Boy Scouts Once Dressed Like Doughboys

Founded by Lord Baden-Powell, the Scouting movement finds its roots in the military. Lord Baden-Powell was himself a General in the British Army who led his forces successfully during the Second Boer War.

His military training manual, Aids to Scouting, was wildly popular amongst boys in England and a movement was born. Naturally, the Scouts adopted militaristic uniforms.

Here in the States, a similar thing happened. This is a page from a 1925 pamphlet. Aside from insignia, you’d think this young man was in the Army.

11 Responses to “Boy Scouts Once Dressed Like Doughboys”

  1. Ray Forest says:

    As a child of the 80’s I vividly remember there was a whole scout uniform section at Belks or what was probably still Belk-Tyler’s at that time. The section was large enough to have its own dressing room and display counter as well. Boy Scouts/cub scouts on one side, Girl Scouts/ Brownies on the othe . There were a lot more scouts back then I guess. I recall most churches in town having scout troops as well as numerous independent ones.

    • CapnTroy says:

      Yep, in my area in the 70’s & 80’s it was JC Penney’s that had the big scout clothing & accessory section.

  2. Andy Markcyst says:

    “Aside from insignia, you’d think this young man was in the Army.”
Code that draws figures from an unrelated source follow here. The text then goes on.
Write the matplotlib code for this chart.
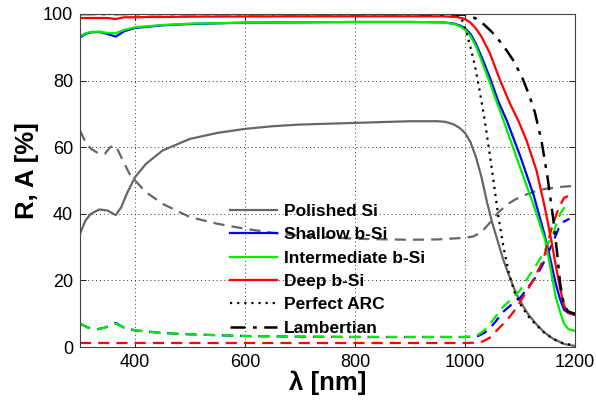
#!/usr/bin/env python3
"""Absorption (solid) and reflection (dashed) of Si / b-Si samples vs wavelength."""

import matplotlib

matplotlib.use("Agg")

import matplotlib.pyplot as plt

# ---- data (wavelength in nm, values in %) ----
pol_a_wl = [300, 310, 320, 335, 350, 365, 375, 385, 400, 420, 450, 500, 550, 600, 650, 700, 800, 900,
            950, 965, 980, 990, 1000, 1010, 1020, 1030, 1040, 1050, 1060, 1070, 1080, 1090, 1100,
            1115, 1130, 1145, 1160, 1180, 1200]
pol_a = [34, 38, 40, 41.3, 41, 39.6, 42, 46, 51, 55, 59, 62.5, 64.3, 65.5, 66.3, 66.8, 67.3, 67.8,
         67.8, 67.6, 66.8, 65.8, 64.3, 61.5, 57, 51, 43.5, 37, 31.5, 26, 21.5, 17.3, 13.8,
         9.8, 6.8, 4.3, 2.5, 0.9, 0.3]

pol_r_wl = [300, 310, 320, 335, 345, 355, 365, 375, 390, 400, 420, 450, 500, 550, 600, 650, 700, 800,
            900, 950, 1000, 1015, 1030, 1045, 1060, 1075, 1090, 1110, 1130, 1150, 1175, 1200]
pol_r = [65, 61.5, 59.5, 58, 58, 60, 60.5, 57, 52, 50, 46.5, 43, 39, 37, 35.5, 34.3, 33.4, 32.5,
         32.2, 32.3, 32.8, 33.2, 34.5, 37.3, 40.3, 42.6, 44.2, 45.7, 46.9, 47.6, 48.1, 48.4]

sh_a_wl = [300, 310, 320, 335, 350, 365, 380, 400, 450, 500, 600, 700, 800, 900, 960, 980, 990, 1000,
           1010, 1020, 1030, 1045, 1060, 1076, 1100, 1125, 1145, 1155, 1165, 1173, 1180, 1188, 1200]
sh_a = [93, 94, 94.5, 94.6, 94, 93.2, 94.8, 95.8, 96.6, 97, 97.4, 97.5, 97.6, 97.6, 97.5, 97.1, 96.6,
        95.7, 94, 91, 87.2, 81, 74, 68, 57.5, 45.5, 33.5, 26.5, 19, 14.3, 11.2, 10.2, 9.6]

sh_r_wl = [300, 315, 330, 345, 365, 380, 400, 450, 500, 600, 700, 800, 900, 1000, 1015, 1025, 1035,
           1045, 1055, 1069, 1085, 1100, 1115, 1131, 1145, 1160, 1170, 1180, 1190]
sh_r = [7, 5.8, 5.3, 5.8, 7.2, 5.8, 5, 4.2, 3.8, 3.3, 3.1, 3.0, 3.0, 3.0, 3.1, 3.4, 4.2,
        5.6, 7.5, 10.5, 12.8, 14.7, 18, 21.5, 26, 31.5, 35.5, 37.7, 38.5]

in_a_wl = [300, 310, 320, 335, 350, 365, 380, 400, 450, 500, 600, 700, 800, 900, 960, 980, 990, 1000,
           1010, 1020, 1030, 1045, 1060, 1069, 1100, 1125, 1146, 1155, 1165, 1173, 1180, 1188, 1200]
in_a = [93.3, 94.2, 94.6, 94.7, 94.3, 94.2, 95.2, 96, 96.7, 97.1, 97.4, 97.5, 97.6, 97.6, 97.5, 97.0,
        96.4, 95.3, 93.4, 90.3, 86, 79.5, 72.5, 68.5, 54, 42.5, 32, 24, 15, 10.5, 7, 5.4, 4.8]

in_r_wl = [300, 315, 330, 345, 365, 380, 400, 450, 500, 600, 700, 800, 900, 1000, 1015, 1025, 1035,
           1045, 1055, 1069, 1085, 1100, 1115, 1131, 1145, 1160, 1173, 1185]
in_r = [7, 5.8, 5.3, 5.8, 7.0, 5.8, 5, 4.2, 3.8, 3.3, 3.1, 3.0, 3.0, 3.0, 3.2, 3.8, 5,
        6.8, 9, 12, 14.5, 17, 21, 25, 29, 34, 40, 43]

dp_a_wl = [300, 350, 365, 380, 500, 700, 960, 985, 1000, 1010, 1020, 1030, 1045, 1064, 1082, 1096,
           1112, 1130, 1145, 1157, 1165, 1173, 1180, 1188, 1200]
dp_a = [98.8, 98.8, 98.5, 99, 99.2, 99.3, 99.3, 99.1, 98.5, 97.4, 95.6, 93.2, 88.3, 80, 73, 68.3,
        62, 53, 42, 32, 24.5, 17.5, 12.5, 10.3, 9.7]

dp_r_wl = [300, 400, 600, 800, 1000, 1020, 1033, 1045, 1055, 1065, 1076, 1088, 1100, 1112, 1124,
           1142, 1158, 1170, 1180, 1190]
dp_r = [1.2, 1.2, 1.2, 1.2, 1.2, 1.3, 1.7, 2.8, 4.5, 6.2, 8, 10.5, 13.5, 16.7, 20,
        26, 36, 41.5, 44.8, 45.5]

arc_wl = [300, 600, 900, 980, 990, 997, 1003, 1010, 1018, 1026, 1036, 1049, 1060, 1070, 1080, 1090,
          1100, 1115, 1130, 1145, 1160, 1180, 1200]
arc = [100, 100, 100, 100, 99.3, 97.5, 94.3, 90, 84.5, 77.5, 68, 53.3, 40, 30, 22, 16.5,
       13, 9.2, 6.5, 4.2, 2.4, 1, 0.5]

lam_wl = [300, 600, 900, 1000, 1010, 1020, 1030, 1040, 1050, 1060, 1076, 1090, 1105, 1117, 1127,
          1139, 1150, 1160, 1167, 1173, 1180, 1188, 1200]
lam = [100, 100, 100, 99.8, 99.4, 98.6, 97.5, 96, 94.4, 92.5, 89, 85.5, 80.5, 75.5, 70.5,
       62, 51, 39, 29, 19, 12.5, 10.6, 10]

plt.rcParams["font.family"] = ["Liberation Sans", "DejaVu Sans"]

fig = plt.figure(figsize=(5.96, 4.05), dpi=100)
ax = fig.add_axes([80 / 596, 58 / 405, 495 / 596, 333 / 405])

grey = "#666666"
dash = (0, (5, 3.2))
lw = 1.6

ax.plot(pol_a_wl, pol_a, color=grey, lw=lw, label="Polished Si")
ax.plot(pol_r_wl, pol_r, color=grey, lw=lw, ls=dash)
ax.plot(sh_a_wl, sh_a, color="#0000ff", lw=lw, label="Shallow b-Si")
ax.plot(sh_r_wl, sh_r, color="#0000ff", lw=lw, ls=dash)
ax.plot(in_a_wl, in_a, color="#00ee00", lw=lw, label="Intermediate b-Si")
ax.plot(in_r_wl, in_r, color="#00ee00", lw=lw, ls=dash)
ax.plot(dp_a_wl, dp_a, color="#ff0000", lw=lw, label="Deep b-Si")
ax.plot(dp_r_wl, dp_r, color="#ff0000", lw=lw, ls=dash)
ax.plot(arc_wl, arc, color="black", lw=1.6, ls=(0, (1, 2.2)), label="Perfect ARC")
ax.plot(lam_wl, lam, color="black", lw=1.8, ls=(0, (6, 3, 1.5, 3)), label="Lambertian")

ax.set_xlim(300, 1200)
ax.set_ylim(0, 100)
ax.set_xticks([400, 600, 800, 1000, 1200])
ax.set_yticks([0, 20, 40, 60, 80, 100])
ax.grid(True, color="black", ls=(0, (1, 3)), lw=0.7, alpha=0.8)
ax.tick_params(direction="in", top=True, right=True, length=4, width=0.6, labelsize=13, pad=5)
for sp in ax.spines.values():
    sp.set_color("#444444")
    sp.set_linewidth(0.8)

ax.set_xlabel("λ [nm]", fontsize=18.5, fontweight="bold", labelpad=0)
ax.set_ylabel("R, A [%]", fontsize=18.5, fontweight="bold")
ax.yaxis.set_label_coords(-0.082, 0.53)

leg = ax.legend(loc="upper left", bbox_to_anchor=(150 / 495, 143 / 333), frameon=False,
                prop={"weight": "bold", "size": 12.5}, handlelength=2.7, handletextpad=0.4,
                labelspacing=0.47, borderpad=0, borderaxespad=0)

fig.savefig("out.png", dpi=100, facecolor="white")
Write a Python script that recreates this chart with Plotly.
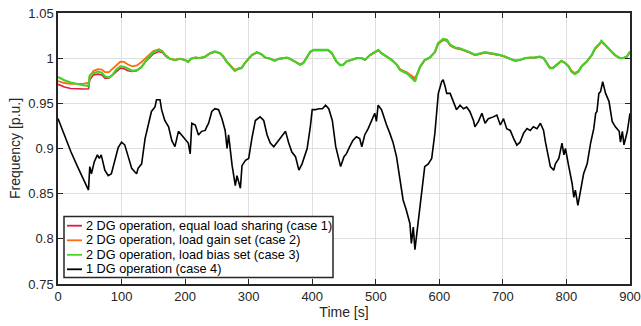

    And now you wouldn’t know what to think because now it might not be a man, or a girl, or an army. Good thing they’ve instituted gender identifier badges…that’ll save em!

  3. Scott says:

    Makes me wonder. I know BSA’s congressional charter says they can’t wear US military uniforms. I wonder when and how that came to be.

  4. G1E says:

    A lot less gear to choose from back then. Commonality of kit and strategies, juxtaposed to all we have available today. Horace Kephart and Nessmuck both authors and outdoorsmen wrote some wonderful articles and books on gear and general perspective a few years prior, interesting reading.